The exclusive Michelin-starred restaurant, which only seats 40 people, argues that it cannot sustain its business solely on food sales, hence the need for higher corkage fees. This sentiment is echoed by other restaurants like Fallow in St James, which charges £50 for still wine and £90 for sparkling wine not listed on their menu. Some establishments, like the Hawksmoor steakhouse chain, do not charge corkage fees, particularly on less busy nights, to encourage customers to bring their own drinks.

Corkage fees are a significant revenue stream for restaurants, especially in the face of rising costs and overheads. They help cover the expenses associated with serving alcohol bought elsewhere, such as opening, pouring, and cleaning up after the drinks. Additionally, restaurants lose out on potential profits from selling their own alcohol when customers bring their own bottles. In a city like London, where operating costs are high, corkage fees play a crucial role in maintaining profitability.

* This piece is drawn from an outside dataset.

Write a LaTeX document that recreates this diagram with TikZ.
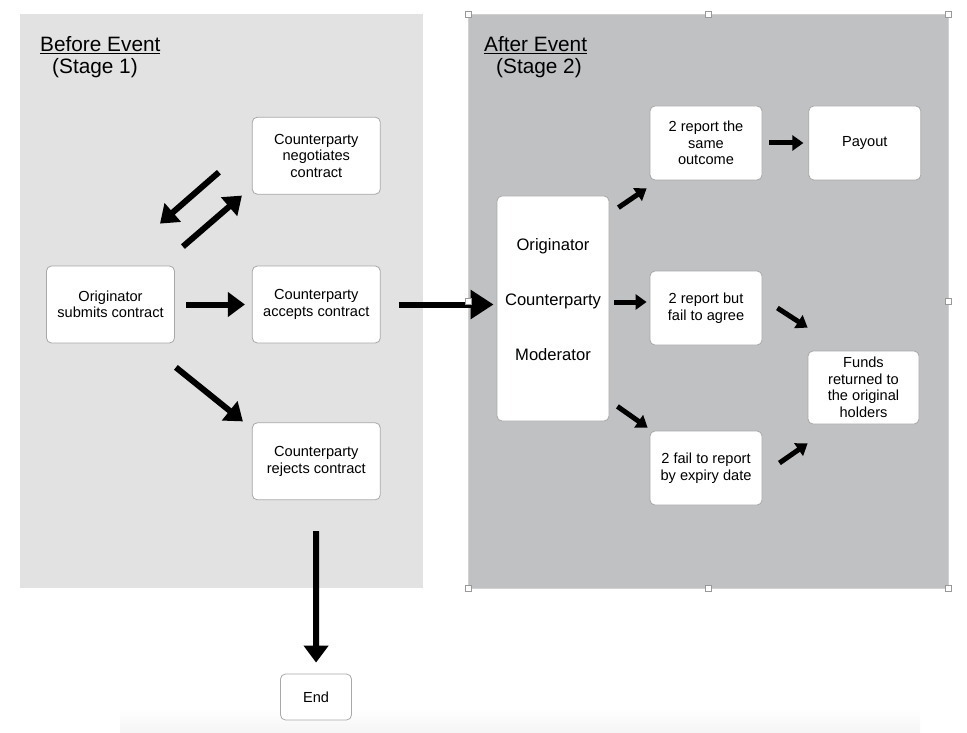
\documentclass[tikz,border=0pt]{standalone}
\usepackage{fontspec}
\setmainfont{Liberation Sans}
\usetikzlibrary{positioning, arrows.meta}
\definecolor{stageone}{HTML}{E2E2E2}
\definecolor{stagetwo}{HTML}{C0C1C3}
\definecolor{boxline}{HTML}{A8A8A8}

\begin{document}
\begin{tikzpicture}[
    x=1pt, y=-1pt,
    box/.style={rectangle, rounded corners=5pt, draw=boxline, line width=0.8pt, fill=white,
                minimum width=128pt, minimum height=77pt, align=center, inner sep=0pt,
                font=\fontsize{14.6}{16.5}\selectfont},
    small/.style={box, minimum width=112pt, minimum height=74pt},
    head/.style={anchor=base west, inner sep=0pt, font=\fontsize{20.8}{24}\selectfont},
    arr/.style={-{Triangle[length=17pt, width=24pt]}, line width=6pt},
    arrbig/.style={-{Triangle[length=23pt, width=28pt]}, line width=6pt},
    arrs/.style={-{Triangle[length=11pt, width=15pt]}, line width=5pt},
    handle/.style={draw=black!40, fill=white, line width=0.6pt},
  ]
  \useasboundingbox (0,0) rectangle (967,733);

  % the two stages
  \fill[stageone] (20,14) rectangle (423,588);
  \filldraw[fill=stagetwo, draw=black!18, line width=0.6pt] (468,14) rectangle (948,588);
  \shade[top color=white, bottom color=black!4] (120,708) rectangle (920,733);

  \node[head] (beforetitle) at (40,52) {\underline{Before Event}};
  \node[head] (beforestage) at (52,74) {(Stage 1)};
  \node[head] (aftertitle) at (484,52) {\underline{After Event}};
  \node[head] (afterstage) at (496,74) {(Stage 2)};

  % stage 1
  \node[box] (orig) at (110.5,304.5) {Originator\\submits contract};
  \node[box, right=77pt of orig] (accept) {Counterparty\\accepts contract};
  \node[box, above=71pt of accept] (nego) {Counterparty\\negotiates\\contract};
  \node[box, below=79pt of accept] (reject) {Counterparty\\rejects contract};
  \node[box, minimum width=71pt, minimum height=46pt] (end) at (316,697) {End};

  % stage 2
  \node[box, minimum width=112pt, minimum height=225pt, text depth=19pt,
        font=\fontsize{16.6}{55}\selectfont] (party) at (553,308.5) {Originator\\Counterparty\\Moderator};
  \node[small] (same) at (706,143) {2 report the\\same\\outcome};
  \node[small, right=46pt of same] (payout) {Payout};
  \node[small] (fail) at (706,308) {2 report but\\fail to agree};
  \node[small] (expiry) at (706,468) {2 fail to report\\by expiry date};
  \node[small, minimum width=111pt, minimum height=73pt] (funds) at (863.5,387.5) {Funds\\returned to\\the original\\holders};

  \draw[arr] ([shift={(-33,16.5)}]nego.west) -- ([shift={(49.5,-42)}]orig.north);
  \draw[arr] ([shift={(8,-19)}]orig.north east) -- ([shift={(-10,1)}]nego.south west);
  \draw[arr, shorten <=11pt, shorten >=7pt] (orig) -- (accept);
  \draw[arr] ([shift={(1,24)}]orig.south east) -- ([shift={(-9,-1)}]reject.north west);
  \draw[arrbig, shorten <=18pt, shorten >=3pt] (accept.east) -- (accept.east -| party.west);
  \draw[arr, shorten <=31pt, shorten >=11pt] (reject) -- (end);

  \draw[arrs] ([shift={(9,12)}]party.north east) -- ([shift={(-3,8)}]same.south west);
  \draw[arrs, shorten <=7pt, shorten >=5pt] (same) -- (payout);
  \draw[arrs] ([shift={(5,-6.5)}]party.east) -- ([shift={(-3,-6)}]fail.west);
  \draw[arrs] ([shift={(8,-15)}]party.south east) -- ([shift={(-2,-3)}]expiry.north west);
  \draw[arrs] ([shift={(15,0)}]fail.east) -- ([shift={(0,-23)}]funds.north west);
  \draw[arrs] ([shift={(17,-5)}]expiry.east) -- ([shift={(0,19)}]funds.south west);

  % selection handles
  \foreach \hx/\hy in {468/14, 708/14, 948/14, 468/301, 948/301, 468/588, 708/588, 948/588}
    \draw[handle] (\hx-3,\hy-3) rectangle ++(6,6);
\end{tikzpicture}
\end{document}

However, some diners take advantage of corkage policies by bringing in luxury wines at lower costs, ultimately impacting the restaurant’s revenue. Professional wine buyer Kate Janecek highlighted this issue, explaining how some customers buy inexpensive wine, wait for its value to increase, and then bring it to a restaurant for a special occasion, still saving money despite the corkage fee. This practice, coupled with inflation and rising costs, has led to an increase in corkage charges across the restaurant sector.

In conclusion, while corkage fees may seem steep to customers, they are a necessary measure for restaurants to offset costs and maintain profitability in a challenging economic environment. As consumer behaviours evolve, it’s essential for restaurants to find a balance between accommodating guests and ensuring their own financial sustainability.